Some books to skim through:

• Neil Sheehan. A Fiery Peace in a Cold War: Bernard Schriever and the Ultimate Weapon. 2010, Vintage books.

Answer 3

Sputnik-1 was political statement. Its science value was close to zero. Some see the entire Space Race as a series of political statements: “If we can do this, think of what we can do to your cities.” A rocket capable of putting a satellite into orbit, even a small one such as Sputnik-1, is more than capable enough to deliver a nuclear bomb to some city a third of the way around the Earth.

There's one caveat to that last sentence: The bomb has to reasonably lightweight. There was no impetus at first to develop ballistic missiles because the first nuclear weapons were extremely massive devices with relatively low yields. Both sides of the Cold War made significant improvements to those initial Los Alamos devices.

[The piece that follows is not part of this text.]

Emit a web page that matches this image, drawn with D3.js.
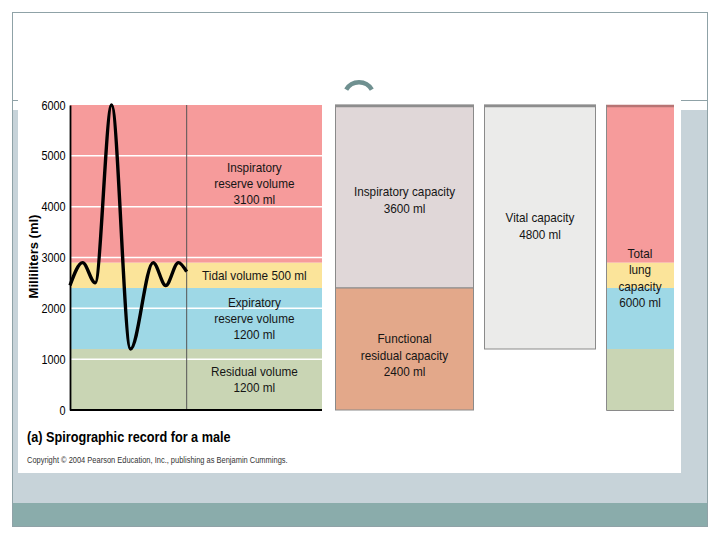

It was these improvements that provided the impetus to build long range ballistic missiles.

Answer 4

The main reason for that delay from early rockets to orbit-capable rockets is known as the rocket equation: https://en.wikipedia.org/wiki/Tsiolkovsky_rocket_equation

In layman's terms, the faster you want a rocket to go, the more fuel it requires. The fuel increases the weight, requiring larger engines, and yet more fuel. To achieve orbital speeds, you need a rocket where the vast majority of the rocket's mass is fuel. For the Space Shuttle for example, approximately 80% if the vehicle's takeoff weight was fuel, 15% was the mass of the vehicle, and only 5% was the weight of the payload. Building such a craft means developing very strong and very lightweight materials. Those materials, and the means of working with them, all had to be invented. The inertial guidance systems to accurately steer the rockets had to be invented. The advanced digital and analog telemetry had to be invented.

The upside to this is that the vast majority of advanced technology that we take for granted today traces its roots directly to those inventions necessary for space exploration.